With another remodeling season just around the corner, we can once again expect to see increased scrutiny of residential jobsites by the Occupational Safety and Health Administration and the Environmental Protection Agency.
Both organizations understand that the biggest compliance problems occur among small operators. But there’s a problem: Those operators are hard to find. So it’s far easier to go after higher-profile companies, the ones whose job signs, truck logos, and permits posted in street-facing windows announce their presence to anyone who cares to look. Many of these companies are licensed, insured, and certified for the work they are performing, including RRP (lead abatement through the EPA’s Renovation, Repair, and Painting program). Many are not. And it’s difficult to know exactly how many, which only serves to illustrate the problem.
It’s not hard to understand, then, why conscientious remodeling contractors feel like victims in a zero-sum game that is stacked against them. It seems that everything they do to comply and improve—from renewing their licenses, to paying to certify their employees, to posting permits, to joining industry associations—just paints a bigger target on their backs.
What’s more difficult to grasp is why those same contractors continue to stonewall compliance efforts instead of helping themselves by actively policing their own industry. It should be clear by now that, despite all the election-year rhetoric, OSHA and the EPA aren’t going away any time soon. Why, instead of acknowledging what cannot be changed and working to improve it, do most remodeling contractors continue either to ignore the problem or to complain about it but do little or nothing to help solve it?
Snitches and Stitches
What might that solution look like? Partly it includes continued involvement by individuals and industry associations whose advocacy at the federal, state, and municipal levels has helped in some measure to temper regulatory zeal. But the most obvious step remodelers can take—self-policing—continues to be off the table.

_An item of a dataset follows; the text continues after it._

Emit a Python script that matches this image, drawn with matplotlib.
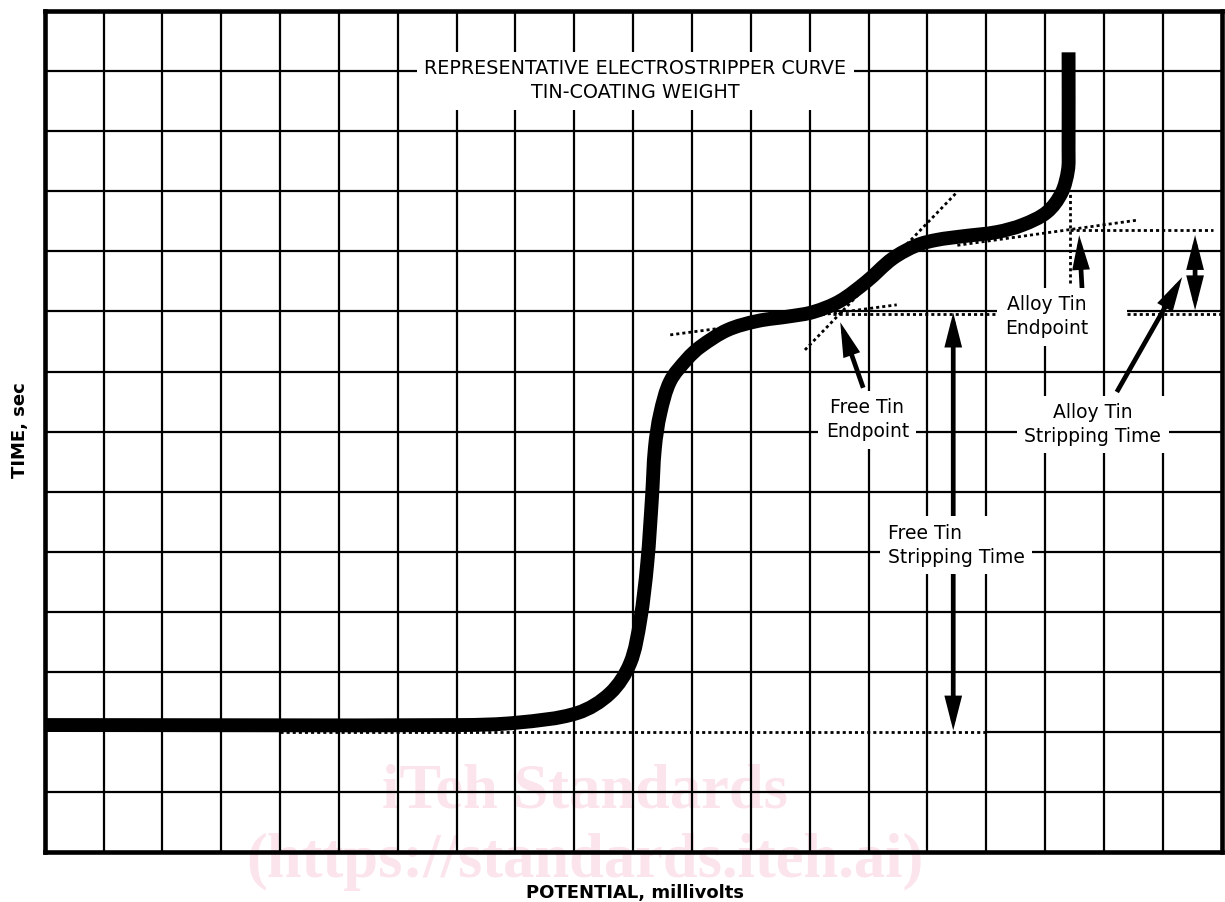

Maybe it’s that word “policing” that causes legitimate contractors to shrink from the idea of actively aiding in compliance efforts. After all, “snitches get stitches.”

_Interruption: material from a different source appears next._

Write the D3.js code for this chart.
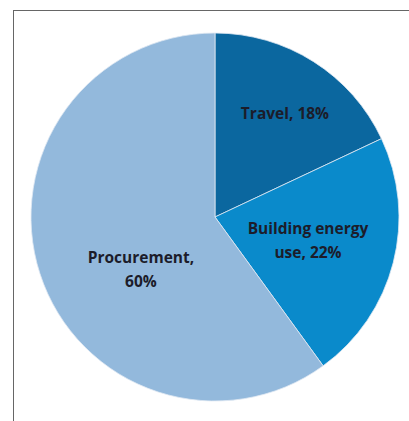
<!DOCTYPE html>
<html>
<head>
<meta charset="utf-8">
<script src="https://cdn.jsdelivr.net/npm/d3@7"></script>
<style>
  body { margin: 0; background: #fff; }
</style>
</head>
<body>
<div id="chart"></div>
<script>
// data
var categories = ["Travel", "Building energy use", "Procurement"];
var shares = [18, 22, 60];
var labelLines = [["Travel, 18%"], ["Building energy", "use, 22%"], ["Procurement,", "60%"]];

var width = 409;
var height = 421;
var cx = 215;
var cy = 217;
var r = 184;
var font = "'Open Sans', 'Liberation Sans', sans-serif";

var color = d3.scaleOrdinal()
  .domain(categories)
  .range(["#0b679f", "#0a8acb", "#93b9dc"]);

var svg = d3.select("#chart")
  .append("svg")
  .attr("width", width)
  .attr("height", height);

// frame
svg.append("rect")
  .attr("x", 13.5)
  .attr("y", 10.5)
  .attr("width", 420)
  .attr("height", 430)
  .style("fill", "none")
  .style("stroke", "#666")
  .style("stroke-width", 1);

var pie = d3.pie().sort(null);
var arc = d3.arc().innerRadius(0).outerRadius(r);

var g = svg.append("g")
  .attr("transform", "translate(" + cx + "," + cy + ")");

var arcs = g.selectAll(".arc")
  .data(pie(shares))
  .enter()
  .append("g")
  .attr("class", "arc");

arcs.append("path")
  .attr("fill", function(d, i) { return color(categories[i]); })
  .attr("stroke", "#dfe9f3")
  .attr("stroke-width", 0.8)
  .attr("d", arc);

// labels: centroid on an arc per slice, then nudged like Excel does
var labelR = [125, 96, 80];
var nudge = [[3, 3], [0, 0], [2, 28]];

arcs.append("text")
  .attr("transform", function(d, i) {
    var c = d3.arc().innerRadius(labelR[i]).outerRadius(labelR[i]).centroid(d);
    return "translate(" + (c[0] + nudge[i][0]) + "," + (c[1] + nudge[i][1]) + ")";
  })
  .style("font-family", font)
  .style("font-size", "15.5px")
  .style("font-weight", "bold")
  .style("fill", "#1c1c2a")
  .attr("text-anchor", "middle")
  .each(function(d, i) {
    var lines = labelLines[i];
    var t = d3.select(this);
    lines.forEach(function(line, j) {
      t.append("tspan")
        .attr("x", 0)
        .attr("y", (j - (lines.length - 1) / 2) * 24 + 5)
        .text(line);
    });
  });
</script>
</body>
</html>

But do they? From what I can see, the only people taking a beating are legitimate companies making an honest effort to comply. And the assault, in most cases, comes not at the hands of OSHA or the EPA, but from the unlicensed, uninsured, uncertified operators who fly under the radar and undercut the market with low-ball prices.
“Policing” may end with “snitching,” but it can begin with “watching” and “educating.” A few noncompliant operators simply don’t know what they don’t know; identifying them and helping them learn solves the problem.
As for the rest, collectively you know who they are. You can start by letting them know that you know—sometimes just being aware that someone is watching can change behavior. From there you can escalate with whatever form of direct advocacy does the trick, whether it’s an informal lunch, a beer after work, or an invitation to an association meeting.
This problem isn’t going to go away on its own or through the efforts of an outside agency. If you want it fixed, you’ll have to fix it yourselves. Start with support and persuasion, but if they fail, you need to be willing to name names.